Allows users to select the time zone of the data.

Default is UTC as most data is provided in that time zone.

Defines the GeoPlan projection.

If required, use this option to set the GeoPlan projection system to be the same as the projection system the live data is in.

Enabled by default when a GeoPlan is opened.

When enabled, this option allows users to reduce the size of the rainfall data to a bounding rectangle whose size can be set using the X min, X max, Y min and Y max fields.

This option is particularly useful in the case of large images as it reduce the amount of data loaded to the area of interest.

Tip

The cropping area is set to the area visible in the Geoplan when a GeoPlan window is opened at the time of the configuration. The values can then be changed manually by the user.

Multiplying factor used to convert the data to mm/hour.

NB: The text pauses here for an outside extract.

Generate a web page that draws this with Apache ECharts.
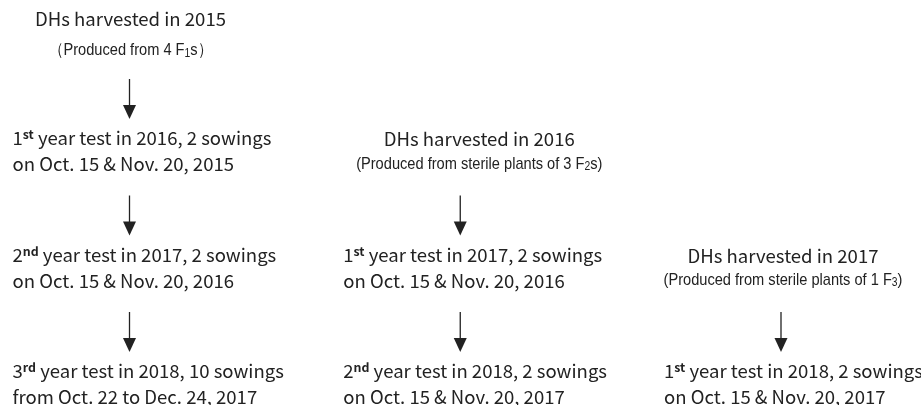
<!DOCTYPE html>
<html>
<head>
<meta charset="utf-8">
<script src="https://cdn.jsdelivr.net/npm/echarts@6/dist/echarts.min.js"></script>
<style>
  html, body { margin: 0; padding: 0; background: #fff; }
  #chart { width: 921px; height: 405px; }
</style>
</head>
<body>
<div id="chart"></div>
<script>
// flowchart data: columns = DH batches, levels = years down the page
const headerTitles = ["DHs harvested in 2015", "DHs harvested in 2016", "DHs harvested in 2017"];
const headerSources = [
  ["（Produced from 4 F", "1", "s）"],
  ["(Produced from sterile plants of 3 F", "2", "s)"],
  ["(Produced from sterile plants of 1 F", "3", ")"],
];
const headerLevels = [0, 1, 2];

const stepColumns = [0, 0, 0, 1, 1, 2];
const stepLevels = [1, 2, 3, 2, 3, 3];
const stepOrdinals = ["1", "2", "3", "1", "2", "1"];
const stepSuffixes = ["st", "nd", "rd", "st", "nd", "st"];
const stepYears = [2016, 2017, 2018, 2017, 2018, 2018];
const stepSowings = [2, 2, 10, 2, 2, 2];
const stepDates = [
  "on Oct. 15 & Nov. 20, 2015",
  "on Oct. 15 & Nov. 20, 2016",
  "from Oct. 22 to Dec. 24, 2017",
  "on Oct. 15 & Nov. 20, 2016",
  "on Oct. 15 & Nov. 20, 2017",
  "on Oct. 15 & Nov. 20, 2017",
];

// layout tweaks (pixels)
const colNudge = [0, 5, 0];
const headerShift = [1, 19, 2];
const headerGap = [31, 25, 24];
const stepIndent = -117;
const mainFont = '"Noto Sans CJK JP", "Noto Sans", sans-serif';
const mainSize = 18;
const mainStretch = 1.03;
const narrowFont = '"Liberation Sans", Arial, sans-serif';
const narrowSize = 17;
const narrowStretch = 0.86;
const ink = "#222";

const chart = echarts.init(document.getElementById("chart"));

function textEl(x, y, text, font, size, stretch, align, rich) {
  return {
    type: "text",
    x: x,
    y: y,
    scaleX: stretch,
    style: {
      text: text,
      fontFamily: font,
      fontSize: size,
      fill: ink,
      align: align,
      textAlign: align,
      verticalAlign: "middle",
      textVerticalAlign: "middle",
      rich: rich || {},
    },
  };
}

const supRich = {
  sup: { fontFamily: mainFont, fontSize: 12, fontWeight: "bold", fill: ink, padding: [0, 0, 8, 0] },
};
const subRich = {
  sub: { fontFamily: narrowFont, fontSize: 12, fill: ink, padding: [6, 0, 0, 0] },
};

const headerData = headerTitles.map((t, i) => [i, headerLevels[i], i]);
const stepData = stepColumns.map((c, i) => [c, stepLevels[i], i]);
const arrowData = stepColumns.map((c, i) => [c, stepLevels[i] - 1, i]);

chart.setOption({
  animation: false,
  grid: { left: 129.5, right: 140, top: 35, bottom: 20.5 },
  xAxis: { type: "value", min: 0, max: 2, show: false },
  yAxis: { type: "value", min: 0, max: 3, inverse: true, show: false },
  series: [
    {
      type: "custom",
      data: headerData,
      renderItem: function (params, api) {
        const i = api.value(2);
        const p = api.coord([api.value(0), api.value(1)]);
        const cx = p[0] + colNudge[i] + headerShift[i];
        const g = headerGap[i] / 2;
        const src = headerSources[i];
        return {
          type: "group",
          children: [
            textEl(cx, p[1] - g, headerTitles[i], mainFont, mainSize, mainStretch, "center"),
            textEl(cx, p[1] + g, src[0] + "{sub|" + src[1] + "}" + src[2],
              narrowFont, narrowSize, narrowStretch, "center", subRich),
          ],
        };
      },
    },
    {
      type: "custom",
      data: stepData,
      renderItem: function (params, api) {
        const i = api.value(2);
        const c = api.value(0);
        const p = api.coord([c, api.value(1)]);
        const x = p[0] + colNudge[c] + stepIndent;
        const line1 = stepOrdinals[i] + "{sup|" + stepSuffixes[i] + "} year test in " +
          stepYears[i] + ", " + stepSowings[i] + " sowings";
        return {
          type: "group",
          children: [
            textEl(x, p[1] - 13, line1, mainFont, mainSize, mainStretch, "left", supRich),
            textEl(x, p[1] + 13, stepDates[i], mainFont, mainSize, mainStretch, "left"),
          ],
        };
      },
    },
    {
      type: "custom",
      data: arrowData,
      renderItem: function (params, api) {
        const c = api.value(0);
        const p = api.coord([c, api.value(1)]);
        const x = p[0] + colNudge[c];
        const y0 = p[1] + 44, yh = p[1] + 70, tip = p[1] + 84;
        return {
          type: "group",
          children: [
            { type: "line", shape: { x1: x, y1: y0, x2: x, y2: yh + 1 }, style: { stroke: ink, lineWidth: 1.3 } },
            { type: "polygon", shape: { points: [[x - 6.5, yh], [x + 6.5, yh], [x, tip]] }, style: { fill: ink } },
          ],
        };
      },
    },
  ],
});
</script>
</body>
</html>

Time interval between successive observations or successive images in a forecast. The purpose of this field is to make InfoWorks ICM aware that an image or value was expected a particular time, but is missing or has not yet arrived. This is particularly important when data is combined from multiple sources (in a TVD connector or spatial rainfall).

An image has a time stamp at the end of the interval over which the rainfall was measured. For example, an image with a data interval of 15 minutes and a time stamp 10.15 might have been measured during a radar sweep between 10.00 and 10.15, and so it represents the average rainfall rate in the interval 10.00-10.15. For the simulation engine, this value needs to be given a time stamp of 10.00, as the engine applies rainfall values starting at the specified time and continuing until the next value. Thus the offset that needs to be applied is -15 (minutes). Typically, but not necessarily, the offset will be the negative of the data interval (i.e. shift back from end-of-interval to start-of-interval).